— STATED EXERCISE —
Pictures stay out of the copy; set down each line of the listing below exactly.

— SOURCE MATERIAL —
## Begin

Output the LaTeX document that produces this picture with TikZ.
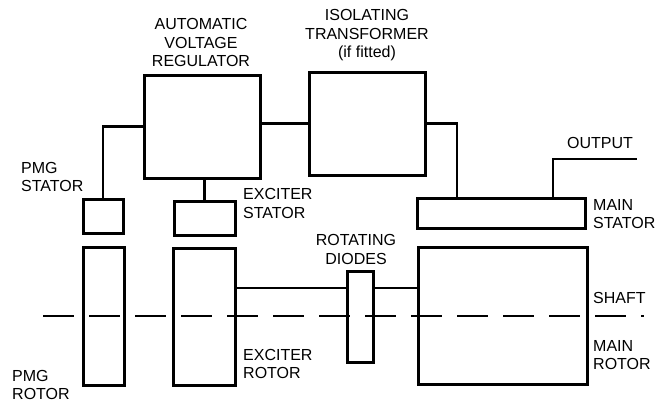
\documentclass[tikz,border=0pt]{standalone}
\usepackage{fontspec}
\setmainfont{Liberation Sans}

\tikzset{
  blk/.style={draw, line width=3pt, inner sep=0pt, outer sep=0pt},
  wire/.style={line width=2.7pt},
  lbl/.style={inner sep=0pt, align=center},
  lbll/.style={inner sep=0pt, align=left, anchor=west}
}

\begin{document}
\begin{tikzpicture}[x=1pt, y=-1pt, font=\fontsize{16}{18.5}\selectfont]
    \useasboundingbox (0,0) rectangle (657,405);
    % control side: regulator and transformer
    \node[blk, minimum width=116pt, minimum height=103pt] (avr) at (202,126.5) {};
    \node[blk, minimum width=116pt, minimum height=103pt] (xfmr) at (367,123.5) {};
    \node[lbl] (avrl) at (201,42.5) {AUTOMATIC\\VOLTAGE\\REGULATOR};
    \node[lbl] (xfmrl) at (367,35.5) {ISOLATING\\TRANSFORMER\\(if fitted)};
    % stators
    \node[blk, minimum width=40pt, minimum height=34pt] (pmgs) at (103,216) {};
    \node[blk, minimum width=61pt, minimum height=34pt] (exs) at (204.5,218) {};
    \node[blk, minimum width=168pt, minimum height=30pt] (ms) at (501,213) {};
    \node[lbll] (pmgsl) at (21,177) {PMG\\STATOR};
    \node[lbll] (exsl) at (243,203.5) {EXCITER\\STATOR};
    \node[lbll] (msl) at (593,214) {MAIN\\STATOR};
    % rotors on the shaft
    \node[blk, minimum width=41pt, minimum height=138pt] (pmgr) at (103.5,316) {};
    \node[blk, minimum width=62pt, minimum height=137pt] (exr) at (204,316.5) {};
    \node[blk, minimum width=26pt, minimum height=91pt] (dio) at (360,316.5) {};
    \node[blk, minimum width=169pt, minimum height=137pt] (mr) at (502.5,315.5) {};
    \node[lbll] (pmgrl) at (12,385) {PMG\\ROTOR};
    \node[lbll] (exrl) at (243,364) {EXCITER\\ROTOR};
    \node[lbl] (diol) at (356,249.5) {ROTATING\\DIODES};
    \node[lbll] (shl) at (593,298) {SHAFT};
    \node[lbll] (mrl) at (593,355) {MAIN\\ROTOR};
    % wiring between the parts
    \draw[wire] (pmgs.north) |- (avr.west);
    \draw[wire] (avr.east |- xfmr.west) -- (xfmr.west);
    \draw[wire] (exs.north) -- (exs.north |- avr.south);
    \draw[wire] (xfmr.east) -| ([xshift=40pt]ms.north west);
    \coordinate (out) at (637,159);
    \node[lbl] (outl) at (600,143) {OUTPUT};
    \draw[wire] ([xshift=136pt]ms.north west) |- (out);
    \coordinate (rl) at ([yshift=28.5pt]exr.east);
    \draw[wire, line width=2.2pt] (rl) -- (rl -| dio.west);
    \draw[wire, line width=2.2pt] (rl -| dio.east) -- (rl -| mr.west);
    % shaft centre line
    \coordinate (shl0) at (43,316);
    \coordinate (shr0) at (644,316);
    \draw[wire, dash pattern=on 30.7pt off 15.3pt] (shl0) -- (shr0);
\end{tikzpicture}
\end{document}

## End

— EXPECTED OUTPUT —
Output the LaTeX document that produces this picture with TikZ.
\documentclass[tikz,border=0pt]{standalone}
\usepackage{fontspec}
\setmainfont{Liberation Sans}

\tikzset{
  blk/.style={draw, line width=3pt, inner sep=0pt, outer sep=0pt},
  wire/.style={line width=2.7pt},
  lbl/.style={inner sep=0pt, align=center},
  lbll/.style={inner sep=0pt, align=left, anchor=west}
}

\begin{document}
\begin{tikzpicture}[x=1pt, y=-1pt, font=\fontsize{16}{18.5}\selectfont]
    \useasboundingbox (0,0) rectangle (657,405);
    % control side: regulator and transformer
    \node[blk, minimum width=116pt, minimum height=103pt] (avr) at (202,126.5) {};
    \node[blk, minimum width=116pt, minimum height=103pt] (xfmr) at (367,123.5) {};
    \node[lbl] (avrl) at (201,42.5) {AUTOMATIC\\VOLTAGE\\REGULATOR};
    \node[lbl] (xfmrl) at (367,35.5) {ISOLATING\\TRANSFORMER\\(if fitted)};
    % stators
    \node[blk, minimum width=40pt, minimum height=34pt] (pmgs) at (103,216) {};
    \node[blk, minimum width=61pt, minimum height=34pt] (exs) at (204.5,218) {};
    \node[blk, minimum width=168pt, minimum height=30pt] (ms) at (501,213) {};
    \node[lbll] (pmgsl) at (21,177) {PMG\\STATOR};
    \node[lbll] (exsl) at (243,203.5) {EXCITER\\STATOR};
    \node[lbll] (msl) at (593,214) {MAIN\\STATOR};
    % rotors on the shaft
    \node[blk, minimum width=41pt, minimum height=138pt] (pmgr) at (103.5,316) {};
    \node[blk, minimum width=62pt, minimum height=137pt] (exr) at (204,316.5) {};
    \node[blk, minimum width=26pt, minimum height=91pt] (dio) at (360,316.5) {};
    \node[blk, minimum width=169pt, minimum height=137pt] (mr) at (502.5,315.5) {};
    \node[lbll] (pmgrl) at (12,385) {PMG\\ROTOR};
    \node[lbll] (exrl) at (243,364) {EXCITER\\ROTOR};
    \node[lbl] (diol) at (356,249.5) {ROTATING\\DIODES};
    \node[lbll] (shl) at (593,298) {SHAFT};
    \node[lbll] (mrl) at (593,355) {MAIN\\ROTOR};
    % wiring between the parts
    \draw[wire] (pmgs.north) |- (avr.west);
    \draw[wire] (avr.east |- xfmr.west) -- (xfmr.west);
    \draw[wire] (exs.north) -- (exs.north |- avr.south);
    \draw[wire] (xfmr.east) -| ([xshift=40pt]ms.north west);
    \coordinate (out) at (637,159);
    \node[lbl] (outl) at (600,143) {OUTPUT};
    \draw[wire] ([xshift=136pt]ms.north west) |- (out);
    \coordinate (rl) at ([yshift=28.5pt]exr.east);
    \draw[wire, line width=2.2pt] (rl) -- (rl -| dio.west);
    \draw[wire, line width=2.2pt] (rl -| dio.east) -- (rl -| mr.west);
    % shaft centre line
    \coordinate (shl0) at (43,316);
    \coordinate (shr0) at (644,316);
    \draw[wire, dash pattern=on 30.7pt off 15.3pt] (shl0) -- (shr0);
\end{tikzpicture}
\end{document}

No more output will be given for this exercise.